In more recent times, beginning with the middle of the 19th century, the Jews in Russia and east Europe, when the pogroms started, could have opted to go to Palestine, but their first and, in most cases, only, choice was to go to west Europe and the United States of America. Those living in west Europe were desperate to ‘assimilate’ with local surroundings and to prove their loyalty to the countries where they had settled. There was no ‘yearning’ to ‘return’ to the ‘homeland’.

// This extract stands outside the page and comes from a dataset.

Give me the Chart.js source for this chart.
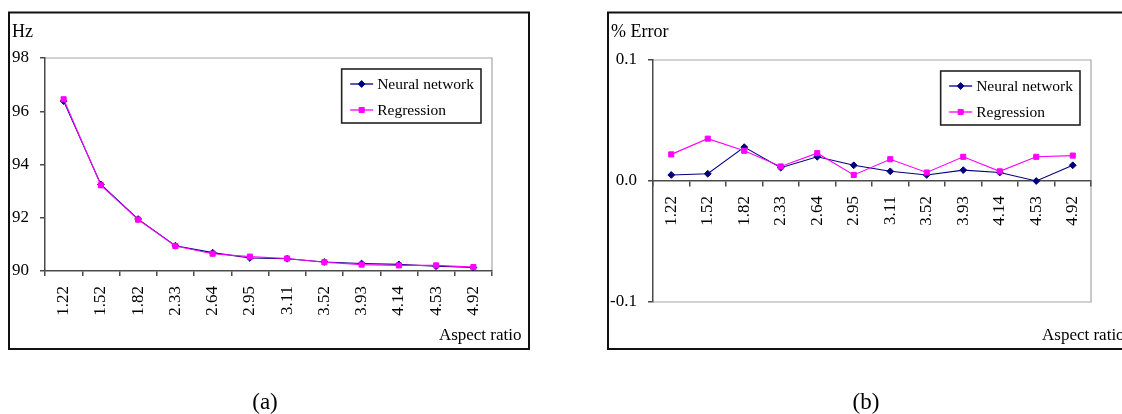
<!DOCTYPE html>
<html>
<head>
<meta charset="utf-8">
<script src="https://cdn.jsdelivr.net/npm/chart.js@4/dist/chart.umd.min.js"></script>
<style>
  html, body { margin: 0; padding: 0; background: #fff; }
  .panel { position: absolute; top: 0; width: 561px; height: 414px; }
</style>
</head>
<body>
<div class="panel" style="left:0"><canvas id="freqChart" width="561" height="414"></canvas></div>
<div class="panel" style="left:561px"><canvas id="errChart" width="561" height="414"></canvas></div>
<script>
// Aspect ratios of the plates (category axis)
const aspectRatios = ['1.22', '1.52', '1.82', '2.33', '2.64', '2.95', '3.11', '3.52', '3.93', '4.14', '4.53', '4.92'];

// (a) natural frequency, Hz
const freqNeural     = [96.38, 93.25, 91.95, 90.95, 90.69, 90.49, 90.46, 90.34, 90.28, 90.25, 90.18, 90.13];
const freqRegression = [96.45, 93.22, 91.93, 90.94, 90.65, 90.54, 90.47, 90.33, 90.24, 90.21, 90.21, 90.15];

// (b) percentage error
const errNeural     = [0.005, 0.006, 0.028, 0.011, 0.020, 0.013, 0.008, 0.005, 0.009, 0.007, 0.000, 0.013];
const errRegression = [0.022, 0.035, 0.025, 0.012, 0.023, 0.005, 0.018, 0.007, 0.020, 0.008, 0.020, 0.021];

// Tick values on the value axes
const freqTicks = [90, 92, 94, 96, 98];
const errTicks  = [-0.1, 0.0, 0.1];

const seriesNames = ['Neural network', 'Regression'];

const SERIF = '"Liberation Serif", "Times New Roman", serif';
const NAVY = '#000080';
const MAGENTA = '#ff00ff';
const AXIS = '#4a4a4a';

function seriesSet(neural, regression) {
  return [
    {
      label: seriesNames[0], data: neural, order: 1,
      borderColor: NAVY, backgroundColor: NAVY, borderWidth: 1.1,
      pointStyle: 'rectRot', pointRadius: 3.4, pointBorderWidth: 1,
      pointBackgroundColor: NAVY, pointBorderColor: NAVY, tension: 0
    },
    {
      label: seriesNames[1], data: regression, order: 0,
      borderColor: MAGENTA, backgroundColor: MAGENTA, borderWidth: 1.1,
      pointStyle: 'rect', pointRadius: 3.6, pointBorderWidth: 1,
      pointBackgroundColor: MAGENTA, pointBorderColor: MAGENTA, tension: 0
    }
  ];
}

// Outer frame, plot-area outline, captions and the boxed legend
const panelDecor = {
  id: 'panelDecor',
  beforeDraw(chart, args, opts) {
    const { ctx, chartArea: ca } = chart;
    ctx.save();
    // outer frame
    ctx.strokeStyle = '#111';
    ctx.lineWidth = 2;
    const f = opts.frame;
    ctx.beginPath();
    if (f.openRight) {
      ctx.moveTo(chart.width + 2, f.top);
      ctx.lineTo(f.left, f.top);
      ctx.lineTo(f.left, f.bottom);
      ctx.lineTo(chart.width + 2, f.bottom);
    } else {
      ctx.rect(f.left, f.top, f.right - f.left, f.bottom - f.top);
    }
    ctx.stroke();
    // light outline of the plot area
    ctx.strokeStyle = '#a6a6a6';
    ctx.lineWidth = 1.2;
    ctx.beginPath();
    ctx.moveTo(ca.left, ca.top);
    ctx.lineTo(ca.right, ca.top);
    ctx.lineTo(ca.right, ca.bottom);
    if (opts.outlineBottom) ctx.lineTo(ca.left, ca.bottom);
    ctx.stroke();
    // texts
    ctx.fillStyle = '#000';
    ctx.textBaseline = 'alphabetic';
    for (const t of opts.texts) {
      ctx.font = t.size + 'px ' + SERIF;
      ctx.textAlign = t.align || 'left';
      ctx.fillText(t.text, t.x, t.y);
    }
    ctx.restore();
  },
  afterDatasetsDraw(chart, args, opts) {
    const { ctx, chartArea: ca } = chart;
    const sets = chart.data.datasets;
    ctx.save();
    ctx.font = '15.5px ' + SERIF;
    const tw = Math.max(...sets.map(d => ctx.measureText(d.label).width));
    const w = 8.5 + 23 + 4 + tw + 7;
    const h = 54;
    const x0 = ca.right - opts.legendInset - w;
    const y0 = ca.top + opts.legendInset;
    ctx.fillStyle = '#fff';
    ctx.fillRect(x0, y0, w, h);
    ctx.strokeStyle = '#222';
    ctx.lineWidth = 1.6;
    ctx.strokeRect(x0, y0, w, h);
    sets.forEach((d, i) => {
      const y = y0 + 15 + i * 26;
      ctx.strokeStyle = d.borderColor;
      ctx.lineWidth = 1.3;
      ctx.beginPath();
      ctx.moveTo(x0 + 8.5, y);
      ctx.lineTo(x0 + 31.5, y);
      ctx.stroke();
      ctx.fillStyle = d.pointBackgroundColor;
      ctx.strokeStyle = d.pointBorderColor;
      ctx.lineWidth = 1;
      Chart.helpers.drawPoint(ctx, {
        pointStyle: d.pointStyle, radius: d.pointRadius, borderWidth: 1, rotation: 0
      }, x0 + 20, y);
      ctx.fillStyle = '#000';
      ctx.textAlign = 'left';
      ctx.textBaseline = 'middle';
      ctx.fillText(d.label, x0 + 35.5, y + 1);
    });
    ctx.restore();
  }
};

function valueAxis(tickValues, fmt, width) {
  return {
    type: 'linear',
    position: 'left',
    min: tickValues[0],
    max: tickValues[tickValues.length - 1],
    afterBuildTicks(scale) { scale.ticks = tickValues.map(v => ({ value: v })); },
    afterFit(scale) { scale.width = width; },
    grid: { drawOnChartArea: false, drawTicks: true, tickLength: 5, color: AXIS, lineWidth: 1.5 },
    border: { display: true, color: AXIS, width: 1.5 },
    ticks: { color: '#000', font: { family: SERIF, size: 17 }, padding: 11, callback: fmt }
  };
}

function categoryAxis(extra) {
  return Object.assign({
    type: 'category',
    offset: true,
    grid: { offset: true, drawOnChartArea: false, drawTicks: true, tickLength: 5, color: AXIS, lineWidth: 1.5 },
    border: { display: true, color: AXIS, width: 1.5 },
    ticks: {
      color: '#000', font: { family: SERIF, size: 17 },
      minRotation: 90, maxRotation: 90, autoSkip: false, padding: 10
    }
  }, extra);
}

const common = {
  responsive: false,
  animation: false,
  events: [],
  plugins: { legend: { display: false }, tooltip: { enabled: false } }
};

// (a) frequency chart
new Chart(document.getElementById('freqChart'), {
  type: 'line',
  data: { labels: aspectRatios, datasets: seriesSet(freqNeural, freqRegression) },
  options: Object.assign({}, common, {
    layout: { padding: { left: 0, top: 58, right: 69, bottom: 88 } },
    scales: {
      x: categoryAxis({ position: 'bottom', afterFit(scale) { scale.height = 55; } }),
      y: valueAxis(freqTicks, v => String(v), 45)
    },
    plugins: Object.assign({}, common.plugins, {
      panelDecor: {
        frame: { left: 9, top: 12.5, right: 529, bottom: 349, openRight: false },
        outlineBottom: false,
        legendInset: 11,
        texts: [
          { text: 'Hz', x: 12, y: 37, size: 18 },
          { text: 'Aspect ratio', x: 521.5, y: 340, size: 17, align: 'right' },
          { text: '(a)', x: 265, y: 409, size: 23, align: 'center' }
        ]
      }
    })
  }),
  plugins: [panelDecor]
});

// (b) percentage error chart
new Chart(document.getElementById('errChart'), {
  type: 'line',
  data: { labels: aspectRatios, datasets: seriesSet(errNeural, errRegression) },
  options: Object.assign({}, common, {
    layout: { padding: { left: 0, top: 60, right: 31, bottom: 112 } },
    scales: {
      x: categoryAxis({ position: { y: 0 } }),
      y: valueAxis(errTicks, v => (Math.abs(v) < 1e-9 ? 0 : v).toFixed(1), 92)
    },
    plugins: Object.assign({}, common.plugins, {
      panelDecor: {
        frame: { left: 47, top: 12.5, bottom: 349, openRight: true },
        outlineBottom: true,
        legendInset: 11,
        texts: [
          { text: '% Error', x: 50, y: 37, size: 18 },
          { text: 'Aspect ratio', x: 481, y: 340, size: 17 },
          { text: '(b)', x: 305, y: 409, size: 23, align: 'center' }
        ]
      }
    })
  }),
  plugins: [panelDecor]
});
</script>
</body>
</html>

Exposing the hypocrisy of the Western countries, Sand points out that for all their concern for the well-being of Jews, the ‘host’ countries were determined to block the immigration of Jews. This was the policy of England at the beginning of the 20th century. Lord Balfour, “the greatest benefactor of the Jewish people in modern times”, “had no great love for the Jews and did not want too many of them living in Britain itself’’. The US had laws forbidding the immigration of Jews from 1924 to 1948. Sand believes that if the Jews had unrestricted entry into the US, there would have been no State of Israel.

Theodore Herzl, the father of Zionism, was not a particularly observant Jew; he did not get his son circumcized, thus disobeying the most fundamental requirement of Judaism. But he was persistent and well connected. His perseverance first paid off when Chamberlain offered him, in 1903, Uganda as a possible homeland for Jews. Surprisingly, Herzl accepted the offer and persuaded the Zionist Congress to accept it too, against much opposition from many participants.

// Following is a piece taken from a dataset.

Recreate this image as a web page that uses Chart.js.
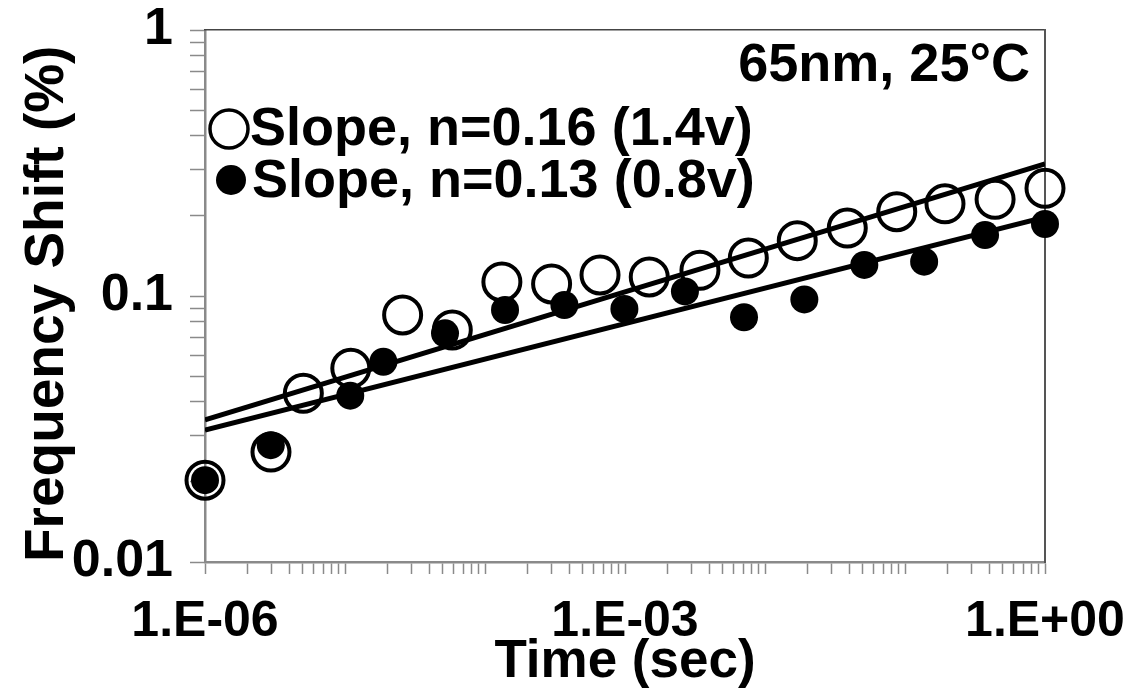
<!DOCTYPE html>
<html>
<head>
<meta charset="utf-8">
<script src="https://cdn.jsdelivr.net/npm/chart.js@4/dist/chart.umd.min.js"></script>
<style>
  html, body { margin: 0; padding: 0; background: #fff; }
  #wrap { width: 1143px; height: 696px; position: relative; }
</style>
</head>
<body>
<div id="wrap"><canvas id="chart"></canvas></div>
<script>
// Open circles, 1.4v
const timeHigh = [1e-6, 2.96e-6, 5.04e-6, 1.1e-5, 2.58e-5, 5.84e-5, 1.32e-4, 2.99e-4, 6.63e-4,
  1.49e-3, 3.43e-3, 7.6e-3, 1.7e-2, 3.87e-2, 8.73e-2, 0.193, 0.44, 1]
const shiftHigh = [0.0203, 0.0259, 0.0431, 0.0535, 0.0849, 0.0745, 0.113, 0.111, 0.120,
  0.118, 0.125, 0.139, 0.1615, 0.180, 0.2075, 0.222, 0.231, 0.254]

// Filled circles, 0.8v
const timeLow = [1e-6, 2.95e-6, 1.09e-5, 1.88e-5, 5.18e-5, 1.39e-4, 3.69e-4, 9.9e-4,
  2.68e-3, 7.08e-3, 1.91e-2, 5.12e-2, 0.137, 0.373, 1]
const shiftLow = [0.0203, 0.0275, 0.0422, 0.0566, 0.0724, 0.0886, 0.0925, 0.0894,
  0.104, 0.0832, 0.0971, 0.1309, 0.1346, 0.1695, 0.1865]

// Power-law fit lines (end points)
const fitTime = [1e-6, 1]
const fitHigh = [0.0342, 0.314]
const fitLow = [0.0313, 0.198]

const xTickValues = [1e-6, 1e-3, 1]
const xTickLabels = ["1.E-06", "1.E-03", "1.E+00"]
const yTickValues = [0.01, 0.1, 1]
const yTickLabels = ["0.01", "0.1", "1"]

const legendLabels = ["Slope, n=0.16 (1.4v)", "Slope, n=0.13 (0.8v)"]
const noteText = "65nm, 25°C"

const FONT = "'Liberation Sans', Arial, sans-serif"
const AXIS_GRAY = "#8a8a8a"

function pairs(xs, ys) {
  return xs.map((x, i) => ({ x: x, y: ys[i] }))
}

function labelFor(values, labels, v) {
  const i = values.findIndex(t => Math.abs(Math.log10(t) - Math.log10(v)) < 1e-6)
  return i >= 0 ? labels[i] : ""
}

// keep only 1..9 x 10^k ticks (drop the 1.5 ones)
function wholeTicks(scale) {
  scale.ticks = scale.ticks.filter(t => {
    const m = t.value / Math.pow(10, Math.floor(Math.log10(t.value) + 1e-9))
    return Math.abs(m - Math.round(m)) < 1e-6
  })
}

// fixed box sizes so the plot area lands where the original has it
function fixBox(size) {
  return scale => {
    if (scale.isHorizontal()) scale.height = size
    else scale.width = size
    scale.paddingTop = 0
    scale.paddingBottom = 0
    scale.paddingLeft = 0
    scale.paddingRight = 0
  }
}

const notesPlugin = {
  id: "notes",
  afterDatasetsDraw(chart) {
    const ctx = chart.ctx
    ctx.save()
    ctx.fillStyle = "#000"
    ctx.textBaseline = "middle"
    ctx.font = "bold 54px " + FONT

    ctx.textAlign = "right"
    ctx.fillText(noteText, 1030, 66)

    // legend markers
    ctx.lineWidth = 3.5
    ctx.strokeStyle = "#000"
    ctx.beginPath()
    ctx.arc(229, 129, 19, 0, Math.PI * 2)
    ctx.stroke()
    ctx.beginPath()
    ctx.arc(231, 180, 15, 0, Math.PI * 2)
    ctx.fill()

    ctx.textAlign = "left"
    ctx.fillText(legendLabels[0], 250, 130)
    ctx.fillText(legendLabels[1], 252, 182)
    ctx.restore()
  }
}

const ctx = document.getElementById("chart").getContext("2d")

new Chart(ctx, {
  type: "scatter",
  data: {
    datasets: [
      {
        label: "0.8v",
        data: pairs(timeLow, shiftLow),
        pointRadius: 14,
        pointBorderWidth: 0,
        backgroundColor: "#000",
        borderColor: "#000",
        clip: false,
        order: 0
      },
      {
        label: "1.4v",
        data: pairs(timeHigh, shiftHigh),
        pointRadius: 18.5,
        pointBorderWidth: 4,
        backgroundColor: "rgba(0,0,0,0)",
        borderColor: "#000",
        clip: false,
        order: 1
      },
      {
        label: "fit 1.4v",
        type: "line",
        data: pairs(fitTime, fitHigh),
        borderColor: "#000",
        borderWidth: 5,
        pointRadius: 0,
        order: 2
      },
      {
        label: "fit 0.8v",
        type: "line",
        data: pairs(fitTime, fitLow),
        borderColor: "#000",
        borderWidth: 5,
        pointRadius: 0,
        order: 2
      }
    ]
  },
  options: {
    responsive: true,
    maintainAspectRatio: false,
    animation: false,
    layout: {
      padding: { top: 30, right: 98, left: 0, bottom: 0 }
    },
    plugins: {
      legend: { display: false },
      tooltip: { enabled: false }
    },
    scales: {
      x: {
        type: "logarithmic",
        position: "bottom",
        min: 1e-6,
        max: 1,
        afterBuildTicks: wholeTicks,
        afterFit: fixBox(134),
        border: { color: AXIS_GRAY, width: 2.5 },
        grid: {
          drawOnChartArea: false,
          drawTicks: true,
          tickLength: 12,
          tickColor: AXIS_GRAY,
          tickWidth: 1.5
        },
        ticks: {
          autoSkip: false,
          maxRotation: 0,
          padding: 23,
          color: "#000",
          font: { family: FONT, size: 50, weight: "bold", lineHeight: 1 },
          callback: value => labelFor(xTickValues, xTickLabels, value)
        },
        title: {
          display: true,
          text: "Time (sec)",
          color: "#000",
          padding: { top: 0, bottom: 7 },
          font: { family: FONT, size: 53, weight: "bold", lineHeight: 1 }
        }
      },
      y: {
        type: "logarithmic",
        position: "left",
        min: 0.01,
        max: 1,
        afterBuildTicks: wholeTicks,
        afterFit: fixBox(205),
        border: { color: AXIS_GRAY, width: 2.5 },
        grid: {
          drawOnChartArea: false,
          drawTicks: true,
          tickLength: 15,
          tickColor: AXIS_GRAY,
          tickWidth: 1.5
        },
        ticks: {
          autoSkip: false,
          padding: 17,
          color: "#000",
          font: { family: FONT, size: 52, weight: "bold", lineHeight: 1 },
          callback: value => labelFor(yTickValues, yTickLabels, value)
        },
        title: {
          display: true,
          text: "Frequency Shift (%)",
          align: "start",
          color: "#000",
          padding: { top: 20, bottom: 0 },
          font: { family: FONT, size: 55, weight: "bold", lineHeight: 1 }
        }
      },
      xTop: {
        type: "logarithmic",
        position: "top",
        min: 1e-6,
        max: 1,
        afterFit: fixBox(0),
        border: { color: "#444", width: 1.5 },
        grid: { display: false, drawTicks: false },
        ticks: { display: false }
      },
      yRight: {
        type: "logarithmic",
        position: "right",
        min: 0.01,
        max: 1,
        afterFit: fixBox(0),
        border: { color: "#555", width: 2 },
        grid: { display: false, drawTicks: false },
        ticks: { display: false }
      }
    }
  },
  plugins: [notesPlugin]
})
</script>
</body>
</html>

The campaign for the Jews to migrate to the holy land was initiated not by the Zionists but by Christian Zionists or evangelists. It was not as if they had special concern for the suffering of the Jews. They believed that the Christian redemption of the world would happen only if the Jews returned to Zion and converted to Christianity; only then would the world see the second coming of Jesus.

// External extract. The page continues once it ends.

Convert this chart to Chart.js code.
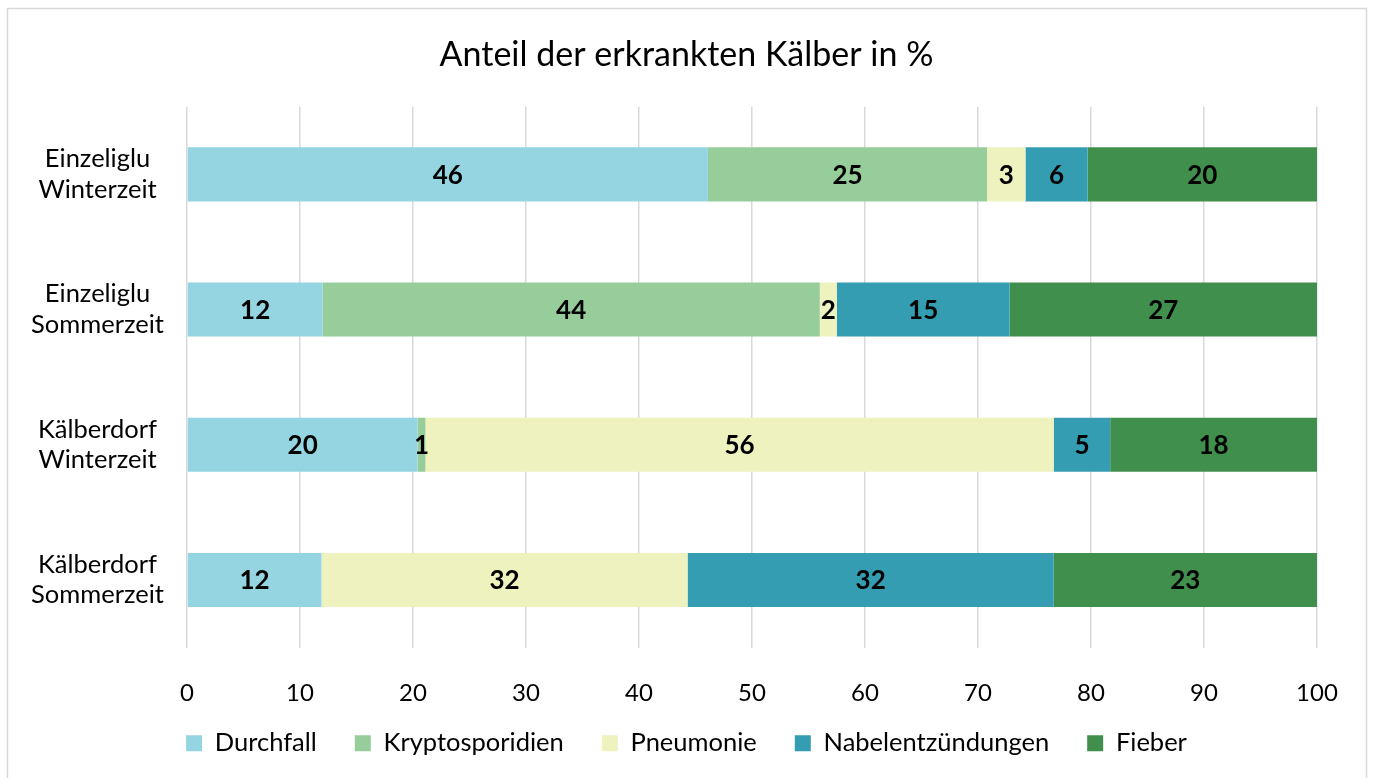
<!DOCTYPE html>
<html>
<head>
<meta charset="utf-8">
<script src="https://cdn.jsdelivr.net/npm/chart.js@4"></script>
<style>
  html, body { margin: 0; padding: 0; background: #fff; }
  #wrap { width: 1373px; height: 778px; position: relative; }
</style>
</head>
<body>
<div id="wrap"><canvas id="kaelberChart" width="1373" height="778"></canvas></div>
<script>
const categories = [
  ['Einzeliglu', 'Winterzeit'],
  ['Einzeliglu', 'Sommerzeit'],
  ['Kälberdorf', 'Winterzeit'],
  ['Kälberdorf', 'Sommerzeit']
];
const seriesNames = ['Durchfall', 'Kryptosporidien', 'Pneumonie', 'Nabelentzündungen', 'Fieber'];
const durchfall = [46.1, 12.0, 20.4, 11.9];
const kryptosporidien = [24.7, 44.0, 0.7, 0];
const pneumonie = [3.4, 1.5, 55.6, 32.4];
const nabelentzuendungen = [5.5, 15.3, 5.0, 32.4];
const fieber = [20.3, 27.2, 18.3, 23.3];
const xTicks = [0, 10, 20, 30, 40, 50, 60, 70, 80, 90, 100];

const seriesValues = [durchfall, kryptosporidien, pneumonie, nabelentzuendungen, fieber];
const seriesColors = ['#95d5e1', '#96cd9a', '#edf2bf', '#349db2', '#418f4d'];
const fontFamily = 'Lato, "Open Sans", sans-serif';

// draws the rounded numbers in the middle of each segment
const barLabels = {
  id: 'barLabels',
  afterDatasetsDraw(chart) {
    const ctx = chart.ctx;
    ctx.save();
    ctx.font = 'bold 26px ' + fontFamily;
    ctx.fillStyle = '#000';
    ctx.textAlign = 'center';
    ctx.textBaseline = 'middle';
    chart.data.datasets.forEach((ds, i) => {
      const meta = chart.getDatasetMeta(i);
      meta.data.forEach((bar, j) => {
        const v = ds.data[j];
        if (!v) return;
        const p = bar.getCenterPoint();
        ctx.fillText(String(Math.round(v)), p.x, p.y + 1);
      });
    });
    ctx.restore();
  }
};

// outer grey frame like the office chart border
const frame = {
  id: 'frame',
  beforeDraw(chart) {
    const ctx = chart.ctx;
    ctx.save();
    ctx.fillStyle = '#fff';
    ctx.fillRect(0, 0, chart.width, chart.height);
    ctx.strokeStyle = '#d9d9d9';
    ctx.lineWidth = 1.5;
    ctx.strokeRect(7.5, 8.5, 1359, 790);
    ctx.restore();
  }
};

// pull the legend up a bit, it sits closer to the tick labels in the original
const legendNudge = {
  id: 'legendNudge',
  afterLayout(chart) {
    chart.legend.top -= 17;
    chart.legend.bottom -= 17;
  }
};

new Chart(document.getElementById('kaelberChart'), {
  type: 'bar',
  data: {
    labels: categories,
    datasets: seriesNames.map((name, i) => ({
      label: name,
      data: seriesValues[i],
      backgroundColor: seriesColors[i],
      borderWidth: 0,
      categoryPercentage: 1,
      barPercentage: 0.4
    }))
  },
  options: {
    indexAxis: 'y',
    responsive: false,
    animation: false,
    layout: { padding: { left: 0, right: 0, top: 0, bottom: -5 } },
    scales: {
      x: {
        stacked: true,
        min: 0,
        max: 100,
        afterBuildTicks(scale) { scale.ticks = xTicks.map(v => ({ value: v })); },
        afterFit(scale) { scale.height = 62; },
        grid: { color: '#d9d9d9', lineWidth: 1.5, drawTicks: false },
        border: { display: false },
        ticks: { color: '#000', padding: 31, font: { family: fontFamily, size: 24 } }
      },
      y: {
        stacked: true,
        grid: { display: false },
        border: { display: false },
        afterFit(scale) { scale.width = 187; },
        ticks: { color: '#000', padding: 15, crossAlign: 'center', font: { family: fontFamily, size: 25.5, lineHeight: 1.2 } }
      },
      yRight: {
        type: 'category',
        position: 'right',
        grid: { display: false },
        border: { display: false },
        ticks: { display: false },
        afterFit(scale) { scale.width = 56; }
      }
    },
    plugins: {
      title: {
        display: true,
        text: 'Anteil der erkrankten Kälber in %',
        color: '#000',
        font: { family: fontFamily, size: 34, weight: 'normal', lineHeight: 1.2 },
        padding: { top: 35, bottom: 31 }
      },
      legend: {
        position: 'bottom',
        labels: {
          color: '#000',
          boxWidth: 16,
          boxHeight: 16,
          padding: 38,
          font: { family: fontFamily, size: 25.5 }
        }
      },
      tooltip: { enabled: false }
    }
  },
  plugins: [frame, legendNudge, barLabels]
});
</script>
</body>
</html>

In the middle of the19th century, the seventh Earl of Shaftsbury, credited with coining the phrase, “a land without people for a people without land”, did not consider Judaism a legitimate religion. He did not believe that the Jews deserved a State of their own, but he was convinced that ‘restoration’ in the Middle East could do away with the Jewish faith and would pave the way for the redemption of the world.

Sand reminds us that whatever ‘right’ the Jews had to the holy land was derived as invaders and occupiers. Joshua, who brought his followers to Israel, occupied the land and presumably carried out the command to destroy all the autochthonous people. As mentioned earlier, Abraham and his descendants upto Joshua were immigrants and forcibly occupied the land. If occupation gives the occupiers the ‘right’ to the occupied land, Sand argues, the Arabs who occupied and lived without a break for several centuries in Spain would have at least an equal claim to that land.

The author’s other crucial point relates to the dogged determination of Zionists to deny the existence, let alone the rights, of the indigenous or autochthonous people, the ‘tillers of the soil’. Speaking of the ‘promised land’, god tells Moses that he would send an angel to accompany the returnees and that he would ‘blot out’ the Amorites, Canaanites and others who occupied it. Moses, ‘the former Egyptian prince’ makes a similar promise to the ‘children of Israel’. The Bible widely indicates that the land’s population was to be eradicated. Incidentally, Sand says that recent fieldwork has provided increasing evidence that the exodus from Egypt never happened nor did mass exterminations; the local inhabitants underwent a long and gradual process of transition from nomadic to agricultural life and evolved into a mixed population of Canaanites and Hebrews.

One exceptional Jewish intellectual, Yitzhak Epstein, who immigrated into Palestine in 1895,wrote in 1907: “Among difficult questions … there is one that outweighs all others: the question of our attitude towards the Arabs.” This question still awaits an answer and so long as it is not addressed fairly and justly, the ‘land of Israel’ will not enjoy peace.